Don’t you just love a wedding! The romance, the excitement, the beauty. I have evidence that many of us do, because to date one of the most looked-at posts I have published was the one about our daughter Kalyn’s wedding. She was a gorgeous sparkling-eyed bride in the prime of her youth, standing before a candlelit floral altar to pledge her life to the man she loves. Stunning! There were not many dry eyes in the house before the service ended.
That special day of August 7, 2010, was actually far more than just a ceremonial good time. It was an event that affected all of eternity. For the marriage ceremony is, according to God’s word, a covenant cutting event, in which God becomes the Holy witness and sealer.
Covenant, in our culture, is very much a foreign term and concept. It sounds to us like a really strong agreement based on binding terms. Hard to get out of and painful if broken, but much like a contract. If one party doesn’t keep his end of the deal, the other party has a reason not to keep his or her part of the deal too.
Somewhere along the way, we have lost our biblical understanding of covenant. God sees the two marriage partners as one. Completely intertwined. Everything he has is hers. Everything she has is his. Every need he has is her need. Every need she has is his need. Covenants are unconditional and not tied to human performance. The only way to end one is through death.

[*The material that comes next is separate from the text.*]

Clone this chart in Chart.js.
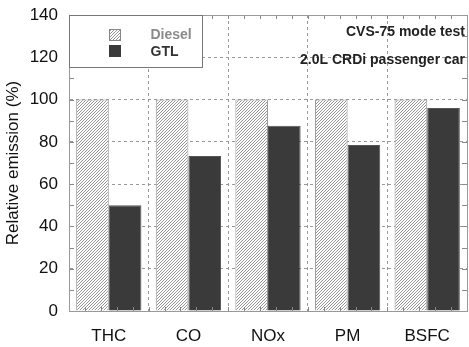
<!DOCTYPE html>
<html>
<head>
<meta charset="utf-8">
<script src="https://cdn.jsdelivr.net/npm/chart.js@4"></script>
<style>
  html, body { margin: 0; padding: 0; background: #fff; }
  #wrap { width: 469px; height: 347px; }
</style>
</head>
<body>
<div id="wrap"><canvas id="chart" width="469" height="347"></canvas></div>
<script>
// categorias y valores
const categories = ["THC", "CO", "NOx", "PM", "BSFC"];
const dieselValues = [100, 100, 100, 100, 100];
const gtlValues = [50, 73.3, 87.6, 78.5, 96];
const yTicks = [0, 20, 40, 60, 80, 100, 120, 140];
const noteLines = ["CVS-75 mode test", "2.0L CRDi passenger car"];

const FONT = "'Liberation Sans', Arial, sans-serif";

// patron rayado para Diesel
function makeHatch() {
  const n = 3;
  const c = document.createElement("canvas");
  c.width = n; c.height = n;
  const g = c.getContext("2d");
  g.fillStyle = "#fff";
  g.fillRect(0, 0, n, n);
  g.strokeStyle = "#7a7a7a";
  g.lineWidth = 0.8;
  g.beginPath();
  g.moveTo(0, n); g.lineTo(n, 0);
  g.moveTo(-1, 1); g.lineTo(1, -1);
  g.moveTo(n - 1, n + 1); g.lineTo(n + 1, n - 1);
  g.stroke();
  return g.createPattern(c, "repeat");
}
const hatch = makeHatch();

// marco, ticks menores, leyenda y nota
const extras = {
  id: "extras",
  afterDraw(chart) {
    const ctx = chart.ctx;
    const a = chart.chartArea;
    const y = chart.scales.y;
    ctx.save();
    ctx.strokeStyle = "#888";
    ctx.lineWidth = 1;
    ctx.beginPath();
    for (let v = 10; v < 140; v += 10) {
      const py = Math.round(y.getPixelForValue(v)) + 0.5;
      ctx.moveTo(a.left, py); ctx.lineTo(a.left + 5, py);
      ctx.moveTo(a.right, py); ctx.lineTo(a.right - 5, py);
    }
    const step = (a.right - a.left) / categories.length / 5;
    for (let i = 1; i < categories.length * 5; i++) {
      const px = Math.round(a.left + i * step) + 0.5;
      ctx.moveTo(px, a.top); ctx.lineTo(px, a.top + 4);
      ctx.moveTo(px, a.bottom); ctx.lineTo(px, a.bottom - 4);
    }
    ctx.stroke();
    ctx.strokeStyle = "#999";
    ctx.strokeRect(Math.round(a.left) + 0.5, Math.round(a.top) + 0.5,
      Math.round(a.right - a.left), Math.round(a.bottom - a.top));

    // leyenda
    const lx = Math.round(a.left) + 0.5, ly = Math.round(a.top) + 0.5, lw = 133, lh = 52;
    ctx.fillStyle = "#fff";
    ctx.fillRect(lx, ly, lw, lh);
    ctx.strokeStyle = "#777";
    ctx.strokeRect(lx, ly, lw, lh);
    const ds = chart.data.datasets;
    ctx.fillStyle = ds[0].backgroundColor;
    ctx.fillRect(lx + 40, ly + 14, 11, 11);
    ctx.strokeStyle = "#888";
    ctx.strokeRect(lx + 40, ly + 14, 11, 11);
    ctx.fillStyle = ds[1].backgroundColor;
    ctx.fillRect(lx + 39.5, ly + 29.5, 12, 12);
    ctx.font = "bold 14px " + FONT;
    ctx.textBaseline = "middle";
    ctx.fillStyle = "#8a8a8a";
    ctx.fillText(ds[0].label, lx + 81, ly + 20);
    ctx.fillStyle = "#333";
    ctx.fillText(ds[1].label, lx + 81, ly + 37);

    // nota
    ctx.textAlign = "right";
    ctx.fillStyle = "#222";
    ctx.fillText(noteLines[0], a.right - 2, a.top + 17);
    ctx.fillText(noteLines[1], a.right - 2, a.top + 45);
    ctx.restore();
  }
};

new Chart(document.getElementById("chart"), {
  type: "bar",
  data: {
    labels: categories,
    datasets: [
      {
        label: "Diesel",
        data: dieselValues,
        backgroundColor: hatch,
        borderColor: "#999",
        borderWidth: 1,
        categoryPercentage: 0.82,
        barPercentage: 1.0
      },
      {
        label: "GTL",
        data: gtlValues,
        backgroundColor: "#3a3a3a",
        borderColor: "#555",
        borderWidth: 1,
        categoryPercentage: 0.82,
        barPercentage: 1.0
      }
    ]
  },
  options: {
    responsive: false,
    animation: false,
    layout: { padding: { top: 15, right: 2, left: 0, bottom: 0 } },
    plugins: {
      legend: { display: false },
      tooltip: { enabled: false }
    },
    scales: {
      x: {
        offset: true,
        afterFit: (s) => { s.height = 36; s.paddingLeft = 0; s.paddingRight = 0; },
        grid: {
          offset: true,
          color: "#999",
          drawTicks: false
        },
        border: { color: "#999", dash: [3, 3] },
        ticks: {
          color: "#111",
          font: { family: FONT, size: 17 },
          padding: 15
        }
      },
      y: {
        min: 0,
        max: 140,
        afterBuildTicks: (s) => { s.ticks = yTicks.map(v => ({ value: v })); },
        afterFit: (s) => { s.width = 69; s.paddingTop = 0; s.paddingBottom = 0; },
        grid: {
          color: "#999",
          drawTicks: false
        },
        border: { color: "#999", dash: [3, 3] },
        ticks: {
          color: "#111",
          font: { family: FONT, size: 17 },
          padding: 11
        },
        title: {
          display: true,
          text: "Relative emission (%)",
          color: "#111",
          font: { family: FONT, size: 17 },
          padding: { top: 3, bottom: 2 }
        }
      }
    }
  },
  plugins: [extras]
});
</script>
</body>
</html>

This is in clear contract to the message that the world has embraced with “no fault” divorce. Sadly, divorce is as common in the church as in the world. Many who call themselves believers end up divorced for no reason other than “We grew apart,” or “I found someone else who meets my needs.” Proverbs 2:17 warns of the one who “has left the partner of her youth, and ignored the covenant she made before God.”
Some who are still married have left emotionally, neglecting the covenant to love and honor their spouses. This is a dangerous place that we must work diligently to avoid.
Many of us have broken wounded hearts that mourn for the joy we once had at the altar when we were dressed in white. Just to bring up this discussion produces discomfort in all our hearts. So many of us are either living the nightmare of a collapsed marriage, or know intimately the pain of those affected around us.
But somehow, some way we must turn the tide in this next generation. Our children are looking to us to demonstrate the power of covenant…..even if we have to teach them through the lens of our own failures or wounds. Thank God, we serve the great Deliverer who can make all things new as we trust Him with our kids’ lives.
Wives, are we remembering the covenant we made? Are we standing faithfully alongside our husbands taking captive every thought of discontentment and remorse? Are we fully and continually engaged in showing love to and honor for our husbands? Mothers, are we teaching and showing our kids a different view of marriage than the world displays?
Beginning today, let’s do something different with our marriages and our kids’ marriages. Start with God’s word. Rebuild the foundations. Then cry out to the Lord for His wisdom, His understanding and His grace.
It is never too late! We can take back the ground we have lost and build Frontline Families, one generation, and one marriage at a time!
Let’s take 30 seconds now to meditate on Proverbs 2:17: …who has left the partner of her youth and ignored the covenant she made before God…
Wisdom Wednesday posts are inspired by a verse from the chapter of Proverbs that corresponds to the posting date.